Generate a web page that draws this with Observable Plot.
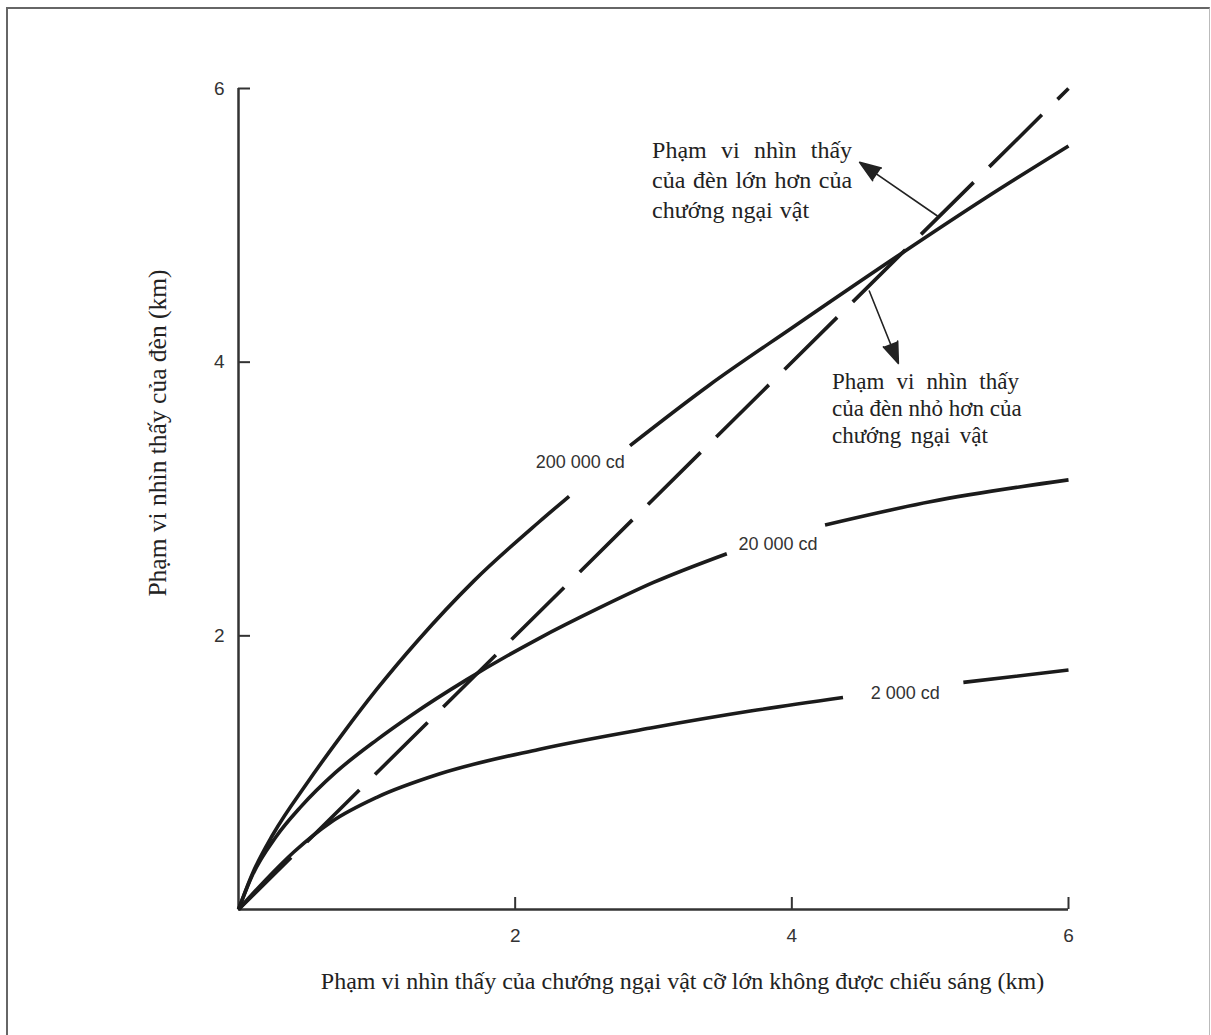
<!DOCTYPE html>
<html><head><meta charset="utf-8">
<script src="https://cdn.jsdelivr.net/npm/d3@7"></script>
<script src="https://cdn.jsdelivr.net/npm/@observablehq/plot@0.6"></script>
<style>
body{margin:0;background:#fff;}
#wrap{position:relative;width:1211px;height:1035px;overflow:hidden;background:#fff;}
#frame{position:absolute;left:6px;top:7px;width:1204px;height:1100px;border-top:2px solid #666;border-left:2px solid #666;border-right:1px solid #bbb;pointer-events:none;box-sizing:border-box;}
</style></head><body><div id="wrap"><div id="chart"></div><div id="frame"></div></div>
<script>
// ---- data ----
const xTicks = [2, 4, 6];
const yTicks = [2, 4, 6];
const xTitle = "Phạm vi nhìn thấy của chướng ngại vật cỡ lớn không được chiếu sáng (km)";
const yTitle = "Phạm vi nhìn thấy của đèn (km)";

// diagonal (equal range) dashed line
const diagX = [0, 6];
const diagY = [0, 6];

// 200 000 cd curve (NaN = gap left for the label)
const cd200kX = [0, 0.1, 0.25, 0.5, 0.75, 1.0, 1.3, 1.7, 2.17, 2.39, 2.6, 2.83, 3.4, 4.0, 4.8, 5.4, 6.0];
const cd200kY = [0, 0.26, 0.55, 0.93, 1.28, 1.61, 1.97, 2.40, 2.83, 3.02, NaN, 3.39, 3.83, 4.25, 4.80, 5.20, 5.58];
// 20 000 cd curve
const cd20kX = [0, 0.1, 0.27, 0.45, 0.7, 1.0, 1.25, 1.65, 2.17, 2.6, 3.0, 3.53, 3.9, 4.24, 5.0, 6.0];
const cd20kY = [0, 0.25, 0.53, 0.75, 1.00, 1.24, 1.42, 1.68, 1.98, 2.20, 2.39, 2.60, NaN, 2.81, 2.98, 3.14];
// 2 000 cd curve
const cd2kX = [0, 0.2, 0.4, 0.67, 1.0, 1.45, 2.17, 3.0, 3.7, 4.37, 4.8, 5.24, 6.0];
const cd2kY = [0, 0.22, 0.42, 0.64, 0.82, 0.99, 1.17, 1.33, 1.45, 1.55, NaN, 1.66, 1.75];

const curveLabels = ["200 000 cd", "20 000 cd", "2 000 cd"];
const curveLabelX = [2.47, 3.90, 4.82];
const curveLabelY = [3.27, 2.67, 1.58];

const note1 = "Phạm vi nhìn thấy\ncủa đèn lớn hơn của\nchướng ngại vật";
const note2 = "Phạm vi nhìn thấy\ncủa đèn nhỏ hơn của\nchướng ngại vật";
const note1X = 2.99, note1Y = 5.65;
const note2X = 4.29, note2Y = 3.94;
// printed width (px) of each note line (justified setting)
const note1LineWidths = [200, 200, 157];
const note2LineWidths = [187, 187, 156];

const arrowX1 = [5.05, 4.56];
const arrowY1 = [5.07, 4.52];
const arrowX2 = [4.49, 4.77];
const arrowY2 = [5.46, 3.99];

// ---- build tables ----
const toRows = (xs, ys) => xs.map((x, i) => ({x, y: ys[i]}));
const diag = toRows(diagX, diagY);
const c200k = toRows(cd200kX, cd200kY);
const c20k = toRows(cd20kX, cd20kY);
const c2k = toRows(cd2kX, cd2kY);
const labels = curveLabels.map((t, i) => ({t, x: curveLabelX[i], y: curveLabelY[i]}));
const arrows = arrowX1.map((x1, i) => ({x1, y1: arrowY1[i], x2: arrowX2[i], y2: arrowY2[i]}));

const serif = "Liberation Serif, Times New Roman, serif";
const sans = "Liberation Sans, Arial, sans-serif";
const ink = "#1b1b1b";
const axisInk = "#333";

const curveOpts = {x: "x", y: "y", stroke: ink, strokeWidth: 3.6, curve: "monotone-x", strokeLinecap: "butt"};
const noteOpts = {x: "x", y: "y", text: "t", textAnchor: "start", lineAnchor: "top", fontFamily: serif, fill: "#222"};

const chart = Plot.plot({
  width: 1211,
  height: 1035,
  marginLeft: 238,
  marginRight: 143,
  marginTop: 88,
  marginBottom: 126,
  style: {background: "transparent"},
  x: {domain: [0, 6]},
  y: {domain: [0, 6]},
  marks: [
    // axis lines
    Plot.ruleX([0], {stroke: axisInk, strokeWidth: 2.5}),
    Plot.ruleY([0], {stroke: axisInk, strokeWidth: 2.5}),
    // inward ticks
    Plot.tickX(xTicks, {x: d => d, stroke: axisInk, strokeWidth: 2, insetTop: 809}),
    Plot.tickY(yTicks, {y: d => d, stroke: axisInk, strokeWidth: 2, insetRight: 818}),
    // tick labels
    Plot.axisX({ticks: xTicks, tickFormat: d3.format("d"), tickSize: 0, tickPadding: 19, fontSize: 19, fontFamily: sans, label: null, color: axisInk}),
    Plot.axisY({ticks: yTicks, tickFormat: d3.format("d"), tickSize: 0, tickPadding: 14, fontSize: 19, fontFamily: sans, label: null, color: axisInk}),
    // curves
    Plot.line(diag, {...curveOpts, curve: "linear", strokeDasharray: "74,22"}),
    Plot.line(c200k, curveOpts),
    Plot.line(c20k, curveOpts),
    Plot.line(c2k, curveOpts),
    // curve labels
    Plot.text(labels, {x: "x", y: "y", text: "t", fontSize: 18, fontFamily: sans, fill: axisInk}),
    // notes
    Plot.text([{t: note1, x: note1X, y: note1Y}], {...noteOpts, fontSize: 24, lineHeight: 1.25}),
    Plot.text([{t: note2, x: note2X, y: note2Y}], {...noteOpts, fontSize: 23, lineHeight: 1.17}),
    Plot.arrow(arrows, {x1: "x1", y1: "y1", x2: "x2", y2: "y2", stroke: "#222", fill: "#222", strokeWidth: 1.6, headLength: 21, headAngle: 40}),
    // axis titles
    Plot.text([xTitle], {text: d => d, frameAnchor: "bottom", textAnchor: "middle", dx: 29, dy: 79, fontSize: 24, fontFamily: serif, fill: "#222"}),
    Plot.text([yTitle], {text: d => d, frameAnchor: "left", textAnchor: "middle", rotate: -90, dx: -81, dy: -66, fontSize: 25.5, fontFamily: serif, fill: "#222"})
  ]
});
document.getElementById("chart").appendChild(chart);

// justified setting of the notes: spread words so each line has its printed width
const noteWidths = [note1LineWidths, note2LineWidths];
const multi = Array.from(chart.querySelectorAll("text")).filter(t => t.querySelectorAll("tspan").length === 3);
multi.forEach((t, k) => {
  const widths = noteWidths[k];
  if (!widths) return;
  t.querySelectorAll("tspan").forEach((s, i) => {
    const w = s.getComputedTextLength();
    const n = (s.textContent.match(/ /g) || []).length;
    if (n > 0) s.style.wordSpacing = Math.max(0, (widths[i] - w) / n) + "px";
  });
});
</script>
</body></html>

**Short problem:** Extract, word for word, each line from the top of the data down to and including the line with "thấy của đèn"; skip the pictures.

**Finished exercise:**
Generate a web page that draws this with Observable Plot.
<!DOCTYPE html>
<html><head><meta charset="utf-8">
<script src="https://cdn.jsdelivr.net/npm/d3@7"></script>
<script src="https://cdn.jsdelivr.net/npm/@observablehq/plot@0.6"></script>
<style>
body{margin:0;background:#fff;}
#wrap{position:relative;width:1211px;height:1035px;overflow:hidden;background:#fff;}
#frame{position:absolute;left:6px;top:7px;width:1204px;height:1100px;border-top:2px solid #666;border-left:2px solid #666;border-right:1px solid #bbb;pointer-events:none;box-sizing:border-box;}
</style></head><body><div id="wrap"><div id="chart"></div><div id="frame"></div></div>
<script>
// ---- data ----
const xTicks = [2, 4, 6];
const yTicks = [2, 4, 6];
const xTitle = "Phạm vi nhìn thấy của chướng ngại vật cỡ lớn không được chiếu sáng (km)";
const yTitle = "Phạm vi nhìn thấy của đèn (km)";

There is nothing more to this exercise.